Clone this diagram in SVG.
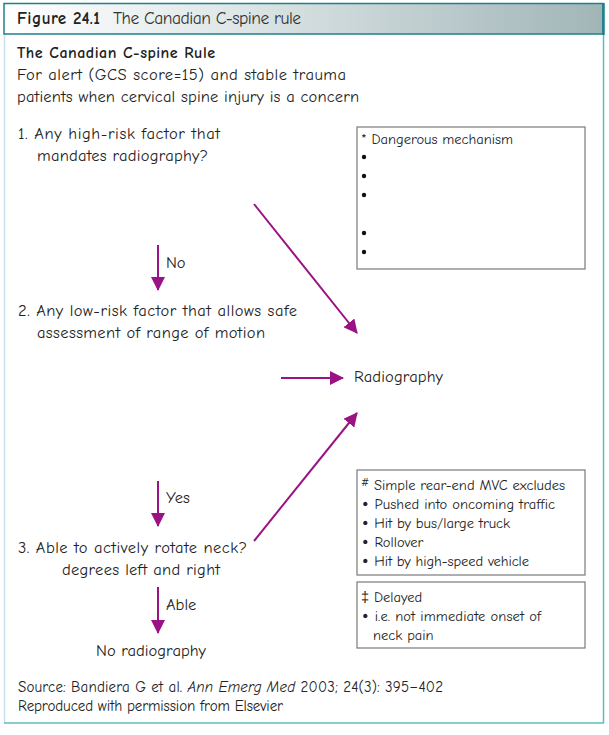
<svg xmlns="http://www.w3.org/2000/svg" width="609" height="735" viewBox="0 0 609 735">
<defs>
<linearGradient id="hdr" x1="0" y1="0" x2="1" y2="0">
<stop offset="0" stop-color="#ffffff"/>
<stop offset="0.35" stop-color="#e2e9ea"/>
<stop offset="1" stop-color="#a1b5b7"/>
</linearGradient>
<marker id="ah" markerWidth="14" markerHeight="14" viewBox="0 0 14 14" refX="13" refY="7" orient="auto" markerUnits="userSpaceOnUse">
<path d="M0,0 L14,7 L0,14 Z" fill="#9a1283"/>
</marker>
<style>
text{font-family:"Comic Neue","Liberation Sans","DejaVu Sans",sans-serif;fill:#222;}
.t{font-size:16.5px;}
.s{font-size:14.5px;}
.f{font-size:15px;}
.b{font-weight:bold;}
.bul{font-family:"DejaVu Sans",sans-serif;}
.box{fill:#fff;stroke:#7a7a7a;stroke-width:1.2;}
.con{stroke:#9a1283;stroke-width:2;fill:none;marker-end:url(#ah);}
</style>
</defs>
<rect x="0" y="0" width="609" height="735" fill="#fff"/>
<g id="frame">
<line x1="4.5" y1="34" x2="4.5" y2="723" stroke="#c9e2ea" stroke-width="1.5"/>
<line x1="603.5" y1="34" x2="603.5" y2="723" stroke="#5bbcc2" stroke-width="1.5"/>
<line x1="4" y1="723" x2="604" y2="723" stroke="#5bbcc2" stroke-width="1.5"/>
<rect x="4" y="3.5" width="599" height="30.5" fill="url(#hdr)" stroke="#1f7f8c" stroke-width="1.5"/>
<line x1="603.5" y1="3" x2="603.5" y2="35" stroke="#1f7f8c" stroke-width="2.5"/>
<text x="17" y="24" style="font-size:17px;font-weight:bold;" textLength="83">Figure 24.1</text>
<text x="113" y="24" style="font-size:17.5px;fill:#333;" textLength="188">The Canadian C-spine rule</text>
</g>
<g id="intro">
<text x="17" y="58" class="b" style="font-size:16px" textLength="198">The Canadian C-spine Rule</text>
<text x="17" y="80" class="t" textLength="329">For alert (GCS score=15) and stable trauma</text>
<text x="17" y="102" class="t" textLength="342">patients when cervical spine injury is a concern</text>
</g>
<g id="q1">
<text x="18" y="139" class="t" textLength="202">1.  Any high-risk factor that</text>
<text x="37" y="161" class="t" textLength="171">mandates radiography?</text>
</g>
<g id="q2">
<text x="18" y="316" class="t" textLength="279">2. Any low-risk factor that allows safe</text>
<text x="37" y="338" class="t" textLength="228">assessment of range of motion</text>
</g>
<g id="radiography">
<text x="354" y="382" class="t" textLength="89">Radiography</text>
</g>
<g id="q3">
<text x="18" y="553" class="t" textLength="229">3. Able to actively rotate neck?</text>
<text x="62" y="575" class="t" textLength="158">degrees left and right</text>
</g>
<g id="noradiography">
<text x="96" y="656" class="t" textLength="110">No radiography</text>
</g>
<g id="box-dangerous">
<rect x="357" y="127" width="228" height="142" class="box"/>
<text x="361" y="144" class="s" textLength="152">* Dangerous mechanism</text>
<circle cx="364" cy="157" r="2.2" fill="#111"/>
<circle cx="364" cy="176" r="2.2" fill="#111"/>
<circle cx="364" cy="195" r="2.2" fill="#111"/>
<circle cx="364" cy="233" r="2.2" fill="#111"/>
<circle cx="364" cy="252" r="2.2" fill="#111"/>
</g>
<g id="box-mvc">
<rect x="357" y="470" width="228" height="105" class="box"/>
<text x="361" y="490" class="s" textLength="204"><tspan font-size="11" dy="-4">#</tspan><tspan dy="4"> Simple rear-end MVC excludes</tspan></text>
<text x="361" y="509" class="s" textLength="194"><tspan class="bul">•</tspan> Pushed into oncoming traffic</text>
<text x="361" y="528" class="s" textLength="149"><tspan class="bul">•</tspan> Hit by bus/large truck</text>
<text x="361" y="547" class="s"><tspan class="bul">•</tspan> Rollover</text>
<text x="361" y="566" class="s" textLength="168"><tspan class="bul">•</tspan> Hit by high-speed vehicle</text>
</g>
<g id="box-delayed">
<rect x="357" y="582" width="228" height="66" class="box"/>
<text x="361" y="602" class="s">‡ Delayed</text>
<text x="361" y="621" class="s" textLength="180"><tspan class="bul">•</tspan> i.e. not immediate onset of</text>
<text x="373" y="640" class="s">neck pain</text>
</g>
<g id="connectors">
<line x1="254" y1="204" x2="357" y2="333" class="con"/>
<line x1="158" y1="245" x2="158" y2="290" class="con"/>
<line x1="281" y1="378" x2="343" y2="378" class="con"/>
<line x1="254" y1="541" x2="357" y2="413" class="con"/>
<line x1="158" y1="481" x2="158" y2="526" class="con"/>
<line x1="158" y1="587" x2="158" y2="633" class="con"/>
<text x="166" y="268" class="t">No</text>
<text x="166" y="503" class="t">Yes</text>
<text x="166" y="610" class="t">Able</text>
</g>
<g id="source">
<text x="18" y="692" class="f" textLength="425">Source: Bandiera G et al. <tspan font-style="italic">Ann Emerg Med</tspan> 2003; 24(3): 395–402</text>
<text x="18" y="711" class="f" textLength="265">Reproduced with permission from Elsevier</text>
</g>
</svg>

[Exercise instructions]
Copy out all of the data word for word. Do not carry over any picture.

[Written answer]
Clone this diagram in SVG.
<svg xmlns="http://www.w3.org/2000/svg" width="609" height="735" viewBox="0 0 609 735">
<defs>
<linearGradient id="hdr" x1="0" y1="0" x2="1" y2="0">
<stop offset="0" stop-color="#ffffff"/>
<stop offset="0.35" stop-color="#e2e9ea"/>
<stop offset="1" stop-color="#a1b5b7"/>
</linearGradient>
<marker id="ah" markerWidth="14" markerHeight="14" viewBox="0 0 14 14" refX="13" refY="7" orient="auto" markerUnits="userSpaceOnUse">
<path d="M0,0 L14,7 L0,14 Z" fill="#9a1283"/>
</marker>
<style>
text{font-family:"Comic Neue","Liberation Sans","DejaVu Sans",sans-serif;fill:#222;}
.t{font-size:16.5px;}
.s{font-size:14.5px;}
.f{font-size:15px;}
.b{font-weight:bold;}
.bul{font-family:"DejaVu Sans",sans-serif;}
.box{fill:#fff;stroke:#7a7a7a;stroke-width:1.2;}
.con{stroke:#9a1283;stroke-width:2;fill:none;marker-end:url(#ah);}
</style>
</defs>
<rect x="0" y="0" width="609" height="735" fill="#fff"/>
<g id="frame">
<line x1="4.5" y1="34" x2="4.5" y2="723" stroke="#c9e2ea" stroke-width="1.5"/>
<line x1="603.5" y1="34" x2="603.5" y2="723" stroke="#5bbcc2" stroke-width="1.5"/>
<line x1="4" y1="723" x2="604" y2="723" stroke="#5bbcc2" stroke-width="1.5"/>
<rect x="4" y="3.5" width="599" height="30.5" fill="url(#hdr)" stroke="#1f7f8c" stroke-width="1.5"/>
<line x1="603.5" y1="3" x2="603.5" y2="35" stroke="#1f7f8c" stroke-width="2.5"/>
<text x="17" y="24" style="font-size:17px;font-weight:bold;" textLength="83">Figure 24.1</text>
<text x="113" y="24" style="font-size:17.5px;fill:#333;" textLength="188">The Canadian C-spine rule</text>
</g>
<g id="intro">
<text x="17" y="58" class="b" style="font-size:16px" textLength="198">The Canadian C-spine Rule</text>
<text x="17" y="80" class="t" textLength="329">For alert (GCS score=15) and stable trauma</text>
<text x="17" y="102" class="t" textLength="342">patients when cervical spine injury is a concern</text>
</g>
<g id="q1">
<text x="18" y="139" class="t" textLength="202">1.  Any high-risk factor that</text>
<text x="37" y="161" class="t" textLength="171">mandates radiography?</text>
</g>
<g id="q2">
<text x="18" y="316" class="t" textLength="279">2. Any low-risk factor that allows safe</text>
<text x="37" y="338" class="t" textLength="228">assessment of range of motion</text>
</g>
<g id="radiography">
<text x="354" y="382" class="t" textLength="89">Radiography</text>
</g>
<g id="q3">
<text x="18" y="553" class="t" textLength="229">3. Able to actively rotate neck?</text>
<text x="62" y="575" class="t" textLength="158">degrees left and right</text>
</g>
<g id="noradiography">
<text x="96" y="656" class="t" textLength="110">No radiography</text>
</g>
<g id="box-dangerous">
<rect x="357" y="127" width="228" height="142" class="box"/>
<text x="361" y="144" class="s" textLength="152">* Dangerous mechanism</text>
<circle cx="364" cy="157" r="2.2" fill="#111"/>
<circle cx="364" cy="176" r="2.2" fill="#111"/>
<circle cx="364" cy="195" r="2.2" fill="#111"/>
<circle cx="364" cy="233" r="2.2" fill="#111"/>
<circle cx="364" cy="252" r="2.2" fill="#111"/>
</g>
<g id="box-mvc">
<rect x="357" y="470" width="228" height="105" class="box"/>
<text x="361" y="490" class="s" textLength="204"><tspan font-size="11" dy="-4">#</tspan><tspan dy="4"> Simple rear-end MVC excludes</tspan></text>
<text x="361" y="509" class="s" textLength="194"><tspan class="bul">•</tspan> Pushed into oncoming traffic</text>
<text x="361" y="528" class="s" textLength="149"><tspan class="bul">•</tspan> Hit by bus/large truck</text>
<text x="361" y="547" class="s"><tspan class="bul">•</tspan> Rollover</text>
<text x="361" y="566" class="s" textLength="168"><tspan class="bul">•</tspan> Hit by high-speed vehicle</text>
</g>
<g id="box-delayed">
<rect x="357" y="582" width="228" height="66" class="box"/>
<text x="361" y="602" class="s">‡ Delayed</text>
<text x="361" y="621" class="s" textLength="180"><tspan class="bul">•</tspan> i.e. not immediate onset of</text>
<text x="373" y="640" class="s">neck pain</text>
</g>
<g id="connectors">
<line x1="254" y1="204" x2="357" y2="333" class="con"/>
<line x1="158" y1="245" x2="158" y2="290" class="con"/>
<line x1="281" y1="378" x2="343" y2="378" class="con"/>
<line x1="254" y1="541" x2="357" y2="413" class="con"/>
<line x1="158" y1="481" x2="158" y2="526" class="con"/>
<line x1="158" y1="587" x2="158" y2="633" class="con"/>
<text x="166" y="268" class="t">No</text>
<text x="166" y="503" class="t">Yes</text>
<text x="166" y="610" class="t">Able</text>
</g>
<g id="source">
<text x="18" y="692" class="f" textLength="425">Source: Bandiera G et al. <tspan font-style="italic">Ann Emerg Med</tspan> 2003; 24(3): 395–402</text>
<text x="18" y="711" class="f" textLength="265">Reproduced with permission from Elsevier</text>
</g>
</svg>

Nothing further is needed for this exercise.